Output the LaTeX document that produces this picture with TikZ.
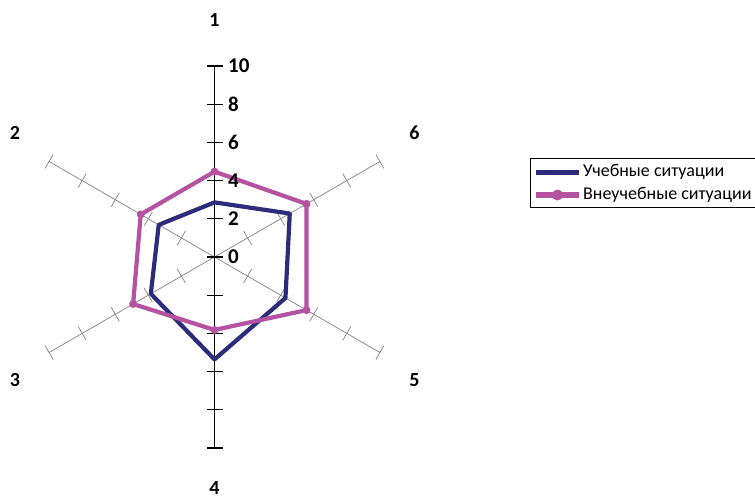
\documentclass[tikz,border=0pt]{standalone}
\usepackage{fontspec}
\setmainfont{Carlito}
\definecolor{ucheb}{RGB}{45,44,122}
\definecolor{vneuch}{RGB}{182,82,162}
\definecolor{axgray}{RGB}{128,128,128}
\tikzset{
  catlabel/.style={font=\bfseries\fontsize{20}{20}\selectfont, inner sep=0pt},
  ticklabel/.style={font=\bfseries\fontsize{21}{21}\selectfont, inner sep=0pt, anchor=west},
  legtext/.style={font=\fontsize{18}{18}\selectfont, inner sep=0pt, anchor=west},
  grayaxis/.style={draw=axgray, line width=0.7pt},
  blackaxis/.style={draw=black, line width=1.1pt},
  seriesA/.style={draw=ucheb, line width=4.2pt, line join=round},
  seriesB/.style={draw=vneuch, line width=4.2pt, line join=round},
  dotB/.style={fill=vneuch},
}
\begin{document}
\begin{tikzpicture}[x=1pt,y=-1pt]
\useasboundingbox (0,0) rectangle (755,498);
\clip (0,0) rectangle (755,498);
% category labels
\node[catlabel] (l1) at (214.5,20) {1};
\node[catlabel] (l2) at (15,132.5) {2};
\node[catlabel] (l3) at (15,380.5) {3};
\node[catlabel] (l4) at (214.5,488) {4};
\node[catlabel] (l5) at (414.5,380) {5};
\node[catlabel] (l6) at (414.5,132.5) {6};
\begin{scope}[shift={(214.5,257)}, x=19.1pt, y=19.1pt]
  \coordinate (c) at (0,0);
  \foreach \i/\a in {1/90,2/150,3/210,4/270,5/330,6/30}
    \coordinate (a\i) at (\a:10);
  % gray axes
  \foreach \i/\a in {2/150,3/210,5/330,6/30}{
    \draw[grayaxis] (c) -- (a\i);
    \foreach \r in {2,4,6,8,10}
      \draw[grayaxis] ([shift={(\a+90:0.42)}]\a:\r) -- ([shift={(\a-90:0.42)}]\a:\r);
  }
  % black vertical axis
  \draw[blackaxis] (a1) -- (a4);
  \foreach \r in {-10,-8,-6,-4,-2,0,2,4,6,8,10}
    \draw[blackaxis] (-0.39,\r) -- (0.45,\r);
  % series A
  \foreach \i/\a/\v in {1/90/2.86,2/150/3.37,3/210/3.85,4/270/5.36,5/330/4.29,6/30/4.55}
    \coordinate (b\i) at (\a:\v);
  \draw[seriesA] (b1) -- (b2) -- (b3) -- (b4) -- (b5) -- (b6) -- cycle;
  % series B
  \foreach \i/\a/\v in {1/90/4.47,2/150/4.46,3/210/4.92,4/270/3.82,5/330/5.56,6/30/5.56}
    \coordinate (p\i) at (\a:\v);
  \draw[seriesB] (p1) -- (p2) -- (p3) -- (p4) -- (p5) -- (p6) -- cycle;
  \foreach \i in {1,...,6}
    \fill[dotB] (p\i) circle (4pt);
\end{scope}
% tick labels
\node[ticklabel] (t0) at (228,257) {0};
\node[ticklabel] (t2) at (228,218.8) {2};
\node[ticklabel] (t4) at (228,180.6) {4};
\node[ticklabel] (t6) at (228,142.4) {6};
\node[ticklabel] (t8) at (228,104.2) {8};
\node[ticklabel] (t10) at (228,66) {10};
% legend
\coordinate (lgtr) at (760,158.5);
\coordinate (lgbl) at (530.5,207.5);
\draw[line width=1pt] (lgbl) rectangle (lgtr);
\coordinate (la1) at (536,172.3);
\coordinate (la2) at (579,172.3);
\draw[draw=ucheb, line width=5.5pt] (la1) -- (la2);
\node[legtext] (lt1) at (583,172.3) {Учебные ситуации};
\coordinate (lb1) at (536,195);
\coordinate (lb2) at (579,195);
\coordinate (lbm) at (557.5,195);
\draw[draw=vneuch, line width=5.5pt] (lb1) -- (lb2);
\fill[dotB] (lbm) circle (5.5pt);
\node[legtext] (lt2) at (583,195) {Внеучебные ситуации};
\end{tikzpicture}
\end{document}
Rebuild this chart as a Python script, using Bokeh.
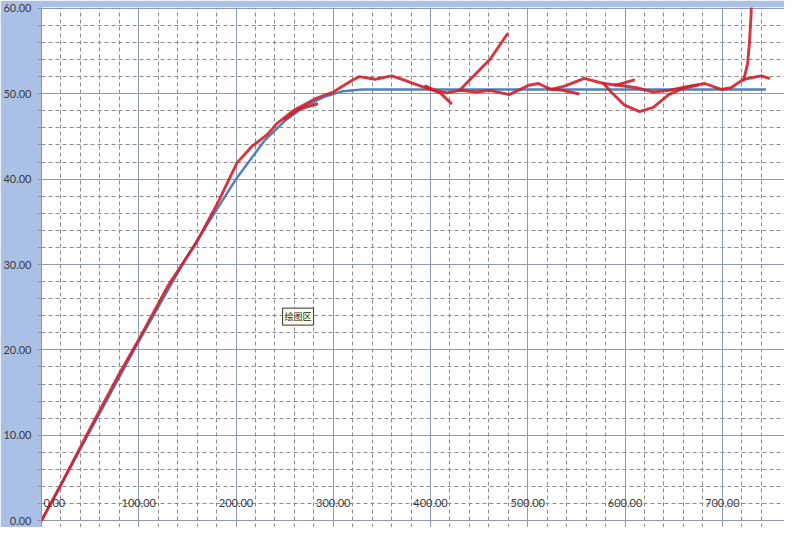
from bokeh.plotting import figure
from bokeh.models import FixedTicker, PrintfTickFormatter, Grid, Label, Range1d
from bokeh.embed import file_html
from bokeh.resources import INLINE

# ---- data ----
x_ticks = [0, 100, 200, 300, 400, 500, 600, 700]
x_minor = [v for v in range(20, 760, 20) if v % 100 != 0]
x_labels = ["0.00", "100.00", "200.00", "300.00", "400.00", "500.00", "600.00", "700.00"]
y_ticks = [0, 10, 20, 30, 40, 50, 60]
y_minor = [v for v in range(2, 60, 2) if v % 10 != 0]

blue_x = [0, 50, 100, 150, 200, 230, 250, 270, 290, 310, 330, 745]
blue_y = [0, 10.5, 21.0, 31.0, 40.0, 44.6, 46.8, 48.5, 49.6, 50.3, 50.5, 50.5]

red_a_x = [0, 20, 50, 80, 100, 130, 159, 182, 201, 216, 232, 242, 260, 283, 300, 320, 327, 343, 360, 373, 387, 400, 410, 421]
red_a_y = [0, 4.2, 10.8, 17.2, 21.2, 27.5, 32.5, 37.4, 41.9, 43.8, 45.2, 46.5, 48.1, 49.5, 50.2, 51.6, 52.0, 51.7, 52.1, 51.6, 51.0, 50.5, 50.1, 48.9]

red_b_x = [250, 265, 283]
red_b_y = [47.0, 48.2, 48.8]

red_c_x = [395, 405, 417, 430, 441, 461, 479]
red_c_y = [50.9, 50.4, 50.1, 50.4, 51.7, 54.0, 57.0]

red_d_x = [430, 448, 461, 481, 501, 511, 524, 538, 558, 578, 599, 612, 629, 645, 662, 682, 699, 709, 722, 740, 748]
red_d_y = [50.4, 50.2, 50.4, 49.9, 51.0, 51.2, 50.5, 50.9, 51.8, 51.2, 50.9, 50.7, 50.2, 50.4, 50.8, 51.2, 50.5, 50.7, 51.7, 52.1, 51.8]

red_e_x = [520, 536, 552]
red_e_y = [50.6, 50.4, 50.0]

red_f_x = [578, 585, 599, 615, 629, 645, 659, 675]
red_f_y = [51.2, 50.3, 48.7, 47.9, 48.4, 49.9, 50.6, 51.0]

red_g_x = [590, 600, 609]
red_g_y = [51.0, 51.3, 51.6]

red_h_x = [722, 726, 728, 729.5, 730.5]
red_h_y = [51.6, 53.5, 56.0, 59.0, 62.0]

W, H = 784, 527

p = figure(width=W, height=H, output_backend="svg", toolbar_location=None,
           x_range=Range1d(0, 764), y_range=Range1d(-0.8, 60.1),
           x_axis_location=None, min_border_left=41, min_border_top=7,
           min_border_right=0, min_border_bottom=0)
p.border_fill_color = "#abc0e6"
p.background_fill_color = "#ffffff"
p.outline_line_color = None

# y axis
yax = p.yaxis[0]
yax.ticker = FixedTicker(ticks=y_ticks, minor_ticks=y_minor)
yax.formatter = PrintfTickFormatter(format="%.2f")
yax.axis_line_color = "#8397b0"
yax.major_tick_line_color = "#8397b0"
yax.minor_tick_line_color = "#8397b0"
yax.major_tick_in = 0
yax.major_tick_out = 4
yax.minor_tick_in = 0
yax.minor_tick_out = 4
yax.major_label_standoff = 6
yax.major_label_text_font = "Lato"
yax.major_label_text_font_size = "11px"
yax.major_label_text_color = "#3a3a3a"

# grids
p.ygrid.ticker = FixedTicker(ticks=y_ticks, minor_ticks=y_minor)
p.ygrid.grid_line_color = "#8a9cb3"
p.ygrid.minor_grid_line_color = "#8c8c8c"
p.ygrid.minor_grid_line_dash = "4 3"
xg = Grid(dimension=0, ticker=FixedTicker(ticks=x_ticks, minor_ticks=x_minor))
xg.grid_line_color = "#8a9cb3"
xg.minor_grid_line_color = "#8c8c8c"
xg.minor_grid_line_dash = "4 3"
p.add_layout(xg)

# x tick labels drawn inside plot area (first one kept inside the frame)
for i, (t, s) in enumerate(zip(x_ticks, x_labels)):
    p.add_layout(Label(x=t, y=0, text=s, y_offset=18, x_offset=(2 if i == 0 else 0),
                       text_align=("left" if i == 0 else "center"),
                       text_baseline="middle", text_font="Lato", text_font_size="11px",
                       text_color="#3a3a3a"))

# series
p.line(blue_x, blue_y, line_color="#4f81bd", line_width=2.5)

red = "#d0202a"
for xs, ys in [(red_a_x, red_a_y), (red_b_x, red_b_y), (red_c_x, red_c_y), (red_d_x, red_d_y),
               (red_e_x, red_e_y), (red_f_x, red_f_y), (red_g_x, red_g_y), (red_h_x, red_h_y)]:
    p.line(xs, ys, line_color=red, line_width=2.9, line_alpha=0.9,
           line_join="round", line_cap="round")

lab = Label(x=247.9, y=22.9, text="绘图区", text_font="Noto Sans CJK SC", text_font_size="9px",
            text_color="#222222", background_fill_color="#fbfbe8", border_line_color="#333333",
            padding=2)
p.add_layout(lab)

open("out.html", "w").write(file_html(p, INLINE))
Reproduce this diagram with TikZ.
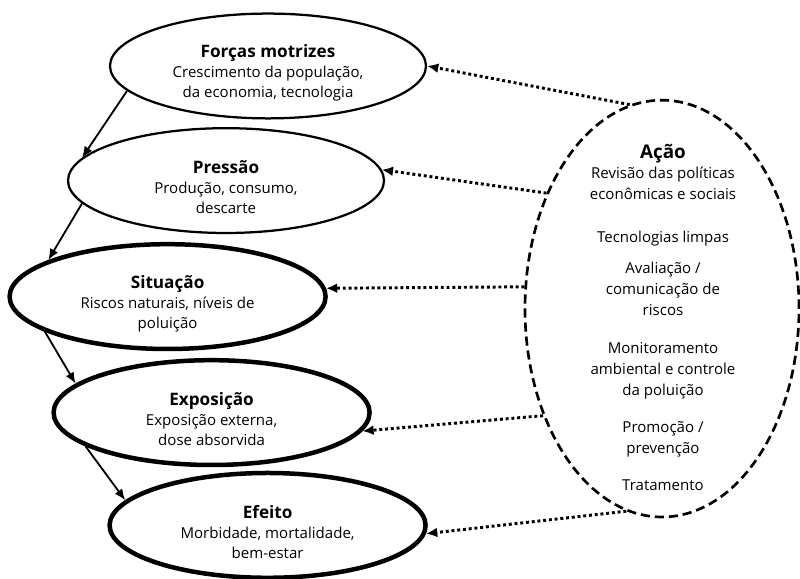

(Brief):
Set down nothing but the lines from the one holding "Rebuild this chart" through the one holding "from bokeh.resources import INLINE", both included, exactly as they appear; any picture is left out.

(Expected output):
Rebuild this chart as a Python script, using Bokeh.
from bokeh.plotting import figure
from bokeh.models import FixedTicker, PrintfTickFormatter, Grid, Label, Range1d
from bokeh.embed import file_html
from bokeh.resources import INLINE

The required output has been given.